§ Records for this task
** START **

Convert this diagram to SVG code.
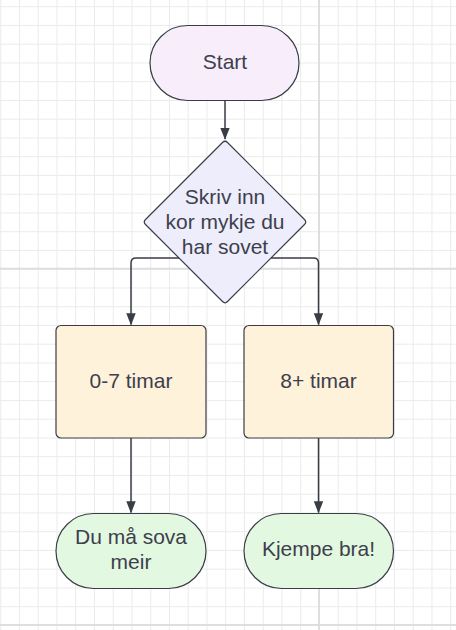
<svg xmlns="http://www.w3.org/2000/svg" width="456" height="630" viewBox="0 0 456 630">
  <style>
    .lbl { font-family: "Liberation Sans", Arial, sans-serif; font-size: 21px; fill: #3d404c; text-anchor: middle; }
    .node { stroke: #3a3d46; stroke-width: 1.2; }
    .conn { fill: none; stroke: #3a3d46; stroke-width: 1.5; }
    .minor { stroke: #ebebeb; stroke-width: 1; }
    .major { stroke: #dedede; stroke-width: 2; }
  </style>
  <defs>
    <pattern id="grid" patternUnits="userSpaceOnUse" x="0.2" y="6.2" width="18.75" height="18.75">
      <path d="M0.5 0 V18.75 M0 0.5 H18.75" class="minor"/>
    </pattern>
    <marker id="arrow" markerUnits="userSpaceOnUse" markerWidth="12" markerHeight="14" viewBox="0 0 14 12" refX="13" refY="6" orient="auto">
      <path d="M0 0.5 L14 6 L0 11.5 Z" fill="#3a3d46"/>
    </marker>
  </defs>
  <rect width="456" height="630" fill="#ffffff"/>
  <rect width="456" height="630" fill="url(#grid)"/>
  <g id="grid-major">
    <line x1="319" y1="0" x2="319" y2="630" class="major"/>
    <line x1="0" y1="268.7" x2="456" y2="268.7" class="major"/>
    <line x1="0" y1="625" x2="456" y2="625" class="major"/>
  </g>
  <g id="connectors">
    <path d="M225 100.5 V139" class="conn" marker-end="url(#arrow)"/>
    <path d="M179 258 H136 Q131 258 131 263 V324.5" class="conn" marker-end="url(#arrow)"/>
    <path d="M271 258 H313.5 Q318.5 258 318.5 263 V324.5" class="conn" marker-end="url(#arrow)"/>
    <path d="M131 438 V512.5" class="conn" marker-end="url(#arrow)"/>
    <path d="M318.5 438 V512.5" class="conn" marker-end="url(#arrow)"/>
  </g>
  <g id="start">
    <rect x="150" y="25.5" width="149" height="75" rx="37.5" fill="#f8edfb" class="node"/>
    <text x="225" y="68.5" class="lbl">Start</text>
  </g>
  <g id="decision">
    <path d="M222.5 142.5 Q225 140 227.5 142.5 L304.5 219.5 Q307 222 304.5 224.5 L227.5 301.5 Q225 304 222.5 301.5 L145.5 224.5 Q143 222 145.5 219.5 Z" fill="#ededfb" class="node"/>
    <text x="225" y="204" class="lbl">Skriv inn</text>
    <text x="225" y="229" class="lbl">kor mykje du</text>
    <text x="225" y="253.5" class="lbl">har sovet</text>
  </g>
  <g id="few-hours">
    <rect x="56" y="325.5" width="150" height="112.5" rx="5" fill="#fef2db" class="node"/>
    <text x="131" y="388" class="lbl">0-7 timar</text>
  </g>
  <g id="many-hours">
    <rect x="244" y="325.5" width="149.5" height="112.5" rx="5" fill="#fef2db" class="node"/>
    <text x="318.5" y="388" class="lbl">8+ timar</text>
  </g>
  <g id="sleep-more">
    <rect x="56" y="513.5" width="150" height="75" rx="37.5" fill="#e3f8e1" class="node"/>
    <text x="131" y="543.5" class="lbl">Du må sova</text>
    <text x="131" y="568.5" class="lbl">meir</text>
  </g>
  <g id="great">
    <rect x="244" y="513.5" width="149.5" height="75" rx="37.5" fill="#e3f8e1" class="node"/>
    <text x="318.5" y="555.5" class="lbl">Kjempe bra!</text>
  </g>
</svg>
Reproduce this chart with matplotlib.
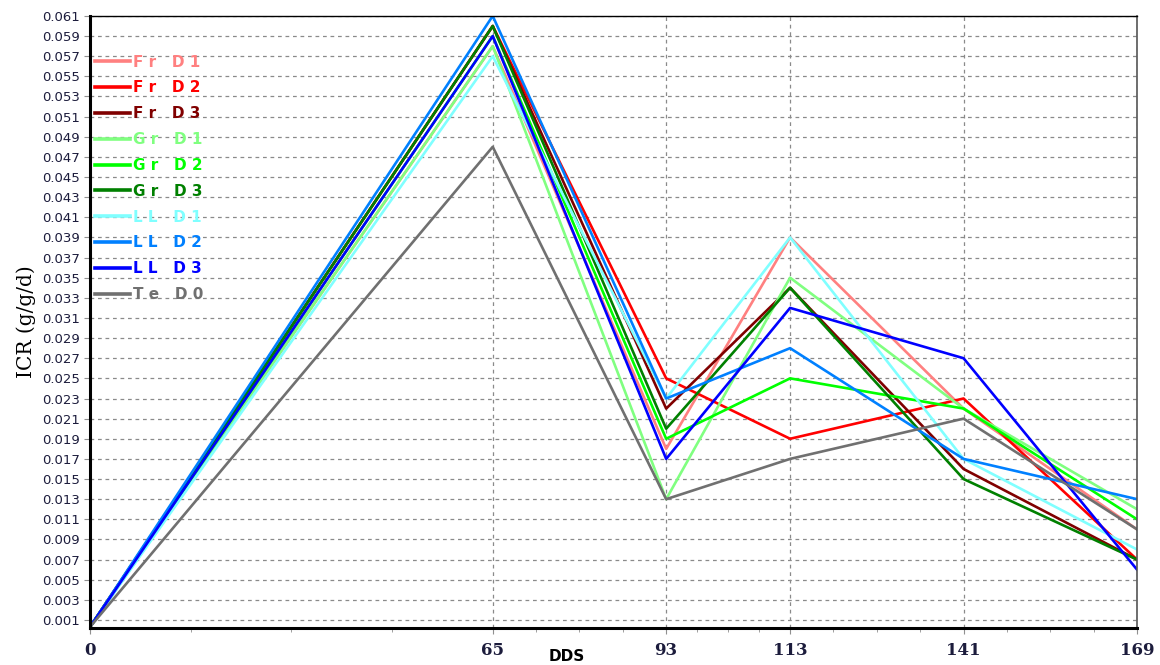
import matplotlib.pyplot as plt
from matplotlib.ticker import FixedLocator
import numpy as np

# sampling days and series values
dds = [0, 65, 93, 113, 141, 169]
names = ["Fr D1", "Fr D2", "Fr D3", "Gr D1", "Gr D2", "Gr D3",
         "LL D1", "LL D2", "LL D3", "Te D0"]
colors = ["#ff8080", "#ff0000", "#800000", "#80ff80", "#00ff00", "#008000",
          "#80ffff", "#0080ff", "#0000ff", "#707070"]

fr_d1 = [0.0003, 0.058, 0.018, 0.039, 0.022, 0.010]
fr_d2 = [0.0003, 0.060, 0.025, 0.019, 0.023, 0.007]
fr_d3 = [0.0003, 0.060, 0.022, 0.034, 0.016, 0.007]
gr_d1 = [0.0003, 0.058, 0.013, 0.035, 0.022, 0.012]
gr_d2 = [0.0003, 0.059, 0.019, 0.025, 0.022, 0.011]
gr_d3 = [0.0003, 0.060, 0.020, 0.034, 0.015, 0.007]
ll_d1 = [0.0003, 0.057, 0.023, 0.039, 0.017, 0.008]
ll_d2 = [0.0003, 0.061, 0.023, 0.028, 0.017, 0.013]
ll_d3 = [0.0003, 0.059, 0.017, 0.032, 0.027, 0.006]
te_d0 = [0.0003, 0.048, 0.013, 0.017, 0.021, 0.010]
series = [fr_d1, fr_d2, fr_d3, gr_d1, gr_d2, gr_d3, ll_d1, ll_d2, ll_d3, te_d0]

y_ticks = np.round(np.arange(0.001, 0.0615, 0.002), 3)

fig = plt.figure(figsize=(11.6, 6.65), dpi=100)
ax = fig.add_axes([0.0776, 0.0556, 0.9026, 0.9204])

for vals, name, c in zip(series, names, colors):
    # spaced-out legend text like the original
    lab = name.replace(" ", "  ")
    lab = " ".join(lab).replace("     ", "   ")
    ax.plot(dds, vals, color=c, lw=1.9, label=lab)

ax.set_xlim(0, 169)
ax.set_ylim(0.0002, 0.061)

ax.xaxis.set_major_locator(FixedLocator(dds))
minor = []
for a, b in zip(dds[:-1], dds[1:]):
    minor += [a + (b - a) * k / 4 for k in (1, 2, 3)]
ax.xaxis.set_minor_locator(FixedLocator(minor))
ax.yaxis.set_major_locator(FixedLocator(y_ticks))
ax.set_yticklabels(["%.3f" % v for v in y_ticks])

ax.grid(True, which="major", linestyle=(0, (3, 3)), color="#8a8a8a", lw=0.9)

tick_col = "#1c1c3c"
ax.tick_params(axis="y", labelsize=9.5, labelcolor=tick_col, length=4, color="#909090")
ax.tick_params(axis="x", which="major", labelsize=12, labelcolor=tick_col, length=4,
               color="#909090", pad=6)
ax.tick_params(axis="x", which="minor", length=3, color="#909090")
for lbl in ax.get_xticklabels():
    lbl.set_fontfamily("DejaVu Serif")
    lbl.set_fontweight("bold")

ax.spines["left"].set_linewidth(2.2)
ax.spines["bottom"].set_linewidth(2.2)
ax.spines["top"].set_linewidth(1.0)
ax.spines["right"].set_linewidth(1.2)
ax.spines["right"].set_color("#555555")

ax.set_xlabel("DDS", fontsize=11, fontweight="bold")
ax.xaxis.set_label_coords(0.4555, -0.035)
ax.set_ylabel("ICR (g/g/d)", fontsize=14.5, family="DejaVu Serif", labelpad=4)

leg = ax.legend(loc="upper left", bbox_to_anchor=(-0.001, 0.947), frameon=False,
                handlelength=2.3, handletextpad=0.15, labelspacing=0.71,
                borderaxespad=0.0, prop={"weight": "bold", "size": 11})
for txt, c in zip(leg.get_texts(), colors):
    txt.set_color(c)
for h in leg.get_lines():
    h.set_linewidth(2.6)

fig.savefig("out.png", dpi=100)
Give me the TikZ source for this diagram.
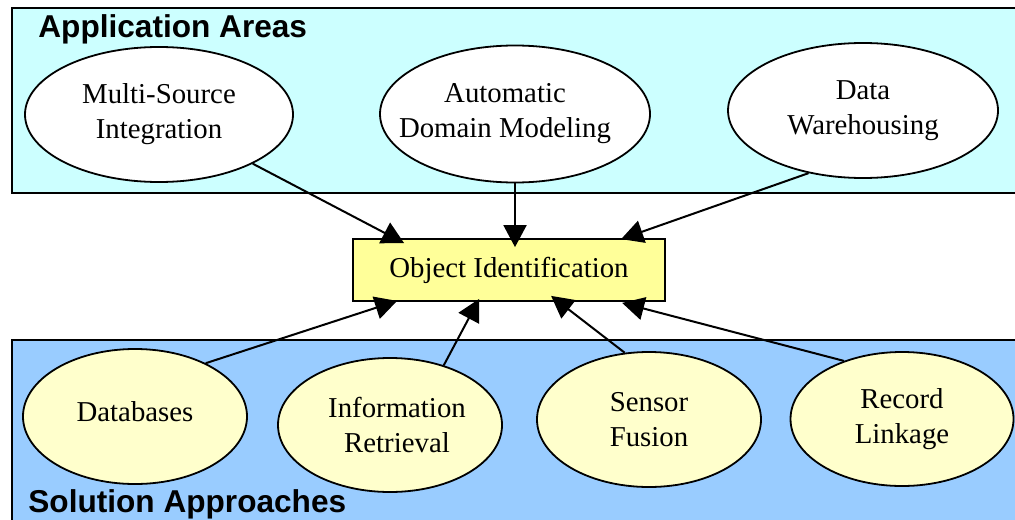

** END **

§ Problem
The answer is a single number, the count of lines in the records that contain the string "diagram".

§ Result
2